Subject to any limitations set forth in the [Delaware LLC] Act, the Company shall indemnify and advance expenses to each present and future Member or Manager of the Company (and, in either case, his heirs, estate, personal representatives or administrators) to the full extent allowed by the laws of the State of Delaware, both as now in effect and as hereafter adopted. The Company may indemnify and advance expenses to any employee or agent of the Company who is not a Member or Manager (and his heirs, estate, personal representatives or administrators) to the same extent as to a Member or Manager, if the disinterested Members determine that it is in the best interests of the Company to do so. The Company shall also have the power to contract with any individual Member, Manager, employee, or agent for whatever additional indemnification the Members shall deem appropriate.

  •  ​Quivus argued that Harrison was not entitled to advancement under this provision because he is not a “present [or] future” CEO (which position is included in the definition of “Manager” under the agreement), but a “former” CEO. 
  • Characterizing Quivus’s argument as similar to a scene from Spaceballs (yes, the Mel Brooks movie… Tr. at 16-17), the Court rejected Quivus’s interpretation of the LLC agreement.
  • Instead, the Court found that in order to retain any meaning in the word “future” and the clause “and his heirs, estate, personal representatives or administrators,” the only reasonable and unambiguous interpretation is that advancement and indemnification rights vested “[w]hen the parties adopted the agreement” and inured to all then-present and future Managers, including Harrison.  (Tr. at 18-19).  The Court also noted with approval Vice Chancellor Laster’s reasoning concerning the timing of vesting in Marino v. Patriot Rail Corp., 131 A.3d 325, 343 n.19 (Del.

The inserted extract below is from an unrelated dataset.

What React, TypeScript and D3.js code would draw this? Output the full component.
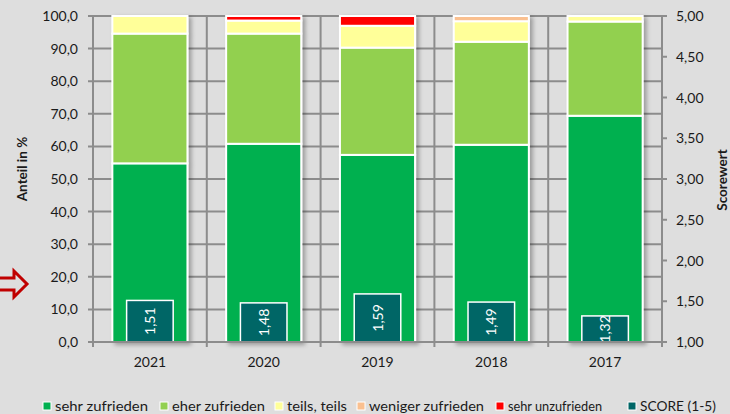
import React, { useEffect, useRef } from "react";
import * as d3 from "d3";

// Jahre und Anteile in % (gestapelt, von unten nach oben)
const years = ["2021", "2020", "2019", "2018", "2017"];
const sehrZufrieden = [54.8, 60.8, 57.4, 60.5, 69.4];
const eherZufrieden = [39.8, 33.8, 32.9, 31.6, 28.9];
const teilsTeils = [5.4, 4.0, 6.7, 6.3, 1.7];
const wenigerZufrieden = [0, 0, 0, 1.6, 0];
const sehrUnzufrieden = [0, 1.4, 3.0, 0, 0];
const score = [1.51, 1.48, 1.59, 1.49, 1.32];

const seriesNames = [
  "sehr zufrieden",
  "eher zufrieden",
  "teils, teils",
  "weniger zufrieden",
  "sehr unzufrieden",
];
const seriesColors = ["#00B050", "#92D050", "#FFFF99", "#FAC090", "#FF0000"];
const scoreColor = "#006666";

const leftTicks = [0, 10, 20, 30, 40, 50, 60, 70, 80, 90, 100];
const rightTicks = [1, 1.5, 2, 2.5, 3, 3.5, 4, 4.5, 5];

const App = () => {
  const svgRef = useRef<SVGSVGElement>(null);

  useEffect(() => {
    document.body.style.margin = "0";
    document.body.style.overflow = "hidden";

    const width = 730;
    const height = 414;
    const margin = { top: 16, right: 68, bottom: 72, left: 93 };
    const font = "Lato, 'Open Sans', sans-serif";
    const textColor = "#1a1a1a";
    const gridColor = "#8c8c8c";

    const svg = d3.select(svgRef.current);
    svg.selectAll("*").remove();
    svg.attr("width", width).attr("height", height);

    svg
      .append("rect")
      .attr("width", width)
      .attr("height", height)
      .attr("fill", "#DEDEDE");

    const defs = svg.append("defs");
    const shadow = defs
      .append("filter")
      .attr("id", "shadow")
      .attr("x", "-20%")
      .attr("y", "-5%")
      .attr("width", "140%")
      .attr("height", "110%");
    shadow
      .append("feDropShadow")
      .attr("dx", 3)
      .attr("dy", 2)
      .attr("stdDeviation", 2)
      .attr("flood-color", "#000")
      .attr("flood-opacity", 0.3);

    const x = d3
      .scaleBand()
      .domain(years)
      .range([margin.left, width - margin.right])
      .paddingInner(0.34)
      .paddingOuter(0.17);

    const y = d3
      .scaleLinear()
      .domain([0, 100])
      .range([height - margin.bottom, margin.top]);

    const yScore = d3
      .scaleLinear()
      .domain([1, 5])
      .range([height - margin.bottom, margin.top]);

    const x0 = margin.left;
    const x1 = width - margin.right;
    const y0 = height - margin.bottom;
    const step = x.step();

    // Gitterlinien horizontal
    svg
      .append("g")
      .selectAll("line")
      .data(leftTicks)
      .enter()
      .append("line")
      .attr("x1", x0 - 5)
      .attr("x2", x1)
      .attr("y1", (d) => y(d))
      .attr("y2", (d) => y(d))
      .attr("stroke", gridColor)
      .attr("stroke-width", 2);

    // Gitterlinien vertikal (Kategoriegrenzen)
    svg
      .append("g")
      .selectAll("line")
      .data(d3.range(years.length + 1))
      .enter()
      .append("line")
      .attr("x1", (i) => x0 + i * step)
      .attr("x2", (i) => x0 + i * step)
      .attr("y1", margin.top)
      .attr("y2", y0 + 5)
      .attr("stroke", gridColor)
      .attr("stroke-width", 2);

    // rechte Achsenticks
    svg
      .append("g")
      .selectAll("line")
      .data(rightTicks)
      .enter()
      .append("line")
      .attr("x1", x1)
      .attr("x2", x1 + 5)
      .attr("y1", (d) => yScore(d))
      .attr("y2", (d) => yScore(d))
      .attr("stroke", gridColor)
      .attr("stroke-width", 2);

    // Stapel
    const table = years.map((year, i) => ({
      year,
      s0: sehrZufrieden[i],
      s1: eherZufrieden[i],
      s2: teilsTeils[i],
      s3: wenigerZufrieden[i],
      s4: sehrUnzufrieden[i],
    }));
    const stack = d3.stack<any>().keys(["s0", "s1", "s2", "s3", "s4"]);
    const stacked = stack(table);

    const bars = svg.append("g").attr("filter", "url(#shadow)");
    stacked.forEach((layer, k) => {
      bars
        .append("g")
        .selectAll("rect")
        .data(layer.filter((d) => d[1] - d[0] > 0))
        .enter()
        .append("rect")
        .attr("x", (d) => x(d.data.year) as number)
        .attr("y", (d) => y(d[1]))
        .attr("width", x.bandwidth())
        .attr("height", (d) => y(d[0]) - y(d[1]))
        .attr("fill", seriesColors[k])
        .attr("stroke", "#fff")
        .attr("stroke-width", 2);
    });

    // Score-Balken
    const sw = x.bandwidth() * 0.62;
    const scoreG = svg.append("g");
    scoreG
      .selectAll("rect")
      .data(score)
      .enter()
      .append("rect")
      .attr("x", (d, i) => (x(years[i]) as number) + (x.bandwidth() - sw) / 2)
      .attr("y", (d) => yScore(d))
      .attr("width", sw)
      .attr("height", (d) => yScore(1) - yScore(d))
      .attr("fill", scoreColor)
      .attr("stroke", "#fff")
      .attr("stroke-width", 1.5);

    scoreG
      .selectAll("text")
      .data(score)
      .enter()
      .append("text")
      .attr("transform", (d, i) => {
        const cx = (x(years[i]) as number) + x.bandwidth() / 2;
        const cy = (yScore(d) + yScore(1)) / 2;
        return `translate(${cx + 5},${cy}) rotate(-90)`;
      })
      .attr("text-anchor", "middle")
      .attr("fill", "#fff")
      .attr("font-family", font)
      .attr("font-size", 14)
      .text((d) => d.toFixed(2).replace(".", ","));

    // Achsenlinie unten
    svg
      .append("line")
      .attr("x1", x0 - 5)
      .attr("x2", x1)
      .attr("y1", y0)
      .attr("y2", y0)
      .attr("stroke", gridColor)
      .attr("stroke-width", 2);

    // Achsenbeschriftung links
    svg
      .append("g")
      .selectAll("text")
      .data(leftTicks)
      .enter()
      .append("text")
      .attr("x", x0 - 15)
      .attr("y", (d) => y(d) + 5)
      .attr("text-anchor", "end")
      .attr("fill", textColor)
      .attr("font-family", font)
      .attr("font-size", 14)
      .text((d) => d.toFixed(1).replace(".", ","));

    // Achsenbeschriftung rechts
    svg
      .append("g")
      .selectAll("text")
      .data(rightTicks)
      .enter()
      .append("text")
      .attr("x", x1 + 14)
      .attr("y", (d) => yScore(d) + 5)
      .attr("text-anchor", "start")
      .attr("fill", textColor)
      .attr("font-family", font)
      .attr("font-size", 14)
      .text((d) => d.toFixed(2).replace(".", ","));

    // Jahre
    svg
      .append("g")
      .selectAll("text")
      .data(years)
      .enter()
      .append("text")
      .attr("x", (d) => (x(d) as number) + x.bandwidth() / 2)
      .attr("y", y0 + 25)
      .attr("text-anchor", "middle")
      .attr("fill", textColor)
      .attr("font-family", font)
      .attr("font-size", 14)
      .text((d) => d);

    // Achsentitel
    svg
      .append("text")
      .attr("transform", `translate(27,169) rotate(-90)`)
      .attr("text-anchor", "middle")
      .attr("fill", textColor)
      .attr("font-family", font)
      .attr("font-size", 13.5)
      .attr("font-weight", "bold")
      .text("Anteil in %");

    svg
      .append("text")
      .attr("transform", `translate(727,180) rotate(-90)`)
      .attr("text-anchor", "middle")
      .attr("fill", textColor)
      .attr("font-family", font)
      .attr("font-size", 13.5)
      .attr("font-weight", "bold")
      .text("Scorewert");

    // roter Pfeil links
    svg
      .append("path")
      .attr("d", "M0,278 L14,278 L14,271 L27,284 L14,297 L14,290 L0,290")
      .attr("fill", "none")
      .attr("stroke", "#C00000")
      .attr("stroke-width", 3);

    // Legende
    const legendItems = seriesNames
      .map((name, i) => ({ name, color: seriesColors[i] }))
      .concat([{ name: "SCORE (1-5)", color: scoreColor }]);
    const legendX = [43, 160, 275, 357, 496, 628];
    const legendW = [93, 93, 60, 115, 94, 76];
    const legend = svg
      .append("g")
      .selectAll("g")
      .data(legendItems)
      .enter()
      .append("g")
      .attr("transform", (d, i) => `translate(${legendX[i]},406)`);
    legend
      .append("rect")
      .attr("x", 0)
      .attr("y", -4)
      .attr("width", 8)
      .attr("height", 8)
      .attr("fill", (d) => d.color)
      .attr("stroke", "#fff")
      .attr("stroke-width", 1);
    legend
      .append("text")
      .attr("x", 12)
      .attr("y", 5)
      .attr("fill", textColor)
      .attr("font-family", font)
      .attr("font-size", 14)
      .attr("textLength", (d, i) => legendW[i])
      .attr("lengthAdjust", "spacingAndGlyphs")
      .text((d) => d.name);
  }, []);

  return (
    <div style={{ position: "absolute", left: 0, top: 0 }}>
      <svg ref={svgRef} style={{ display: "block" }} />
    </div>
  );
};

export default App;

Ch. 2016), in which VCL noted that “[i]t seems more straightforward to me, therefore, to speak of vesting through service” and that advancement and indemnification rights under DGCL § 145 should vest when a person accepts the indemnifiable position.  (Tr. at 24).    
  • The Court reiterated the policy arguments supporting advancement, and in summation, stated:  “There is no requirement that advancement provisions be written broadly or in a mandatory fashion. But when an advancement provision is, by its plain terms, expansively written and mandatory, it will be enforced as written. The advancement provision here is such a provision.”  (Tr. at 22-23).
  • The Court granted Harrison’s request for fees on fees, noting:  “In Delaware, the right to advancement ‘to the fullest extent of the law’ includes, absent an express exclusion in the governing documents [which did not exist here], reasonable fees and expenses incurred in prosecuting an advancement action.”  (Tr. at 24).
  • To address the parties’ final question of how to proceed with the submission of bills, the Court directed the parties to agree to an order in the same form as that used in Konstantino v. AngioScore, C.A. No. 9681–CB.  (Tr. at 28).
This case summary was prepared by Parker Justi.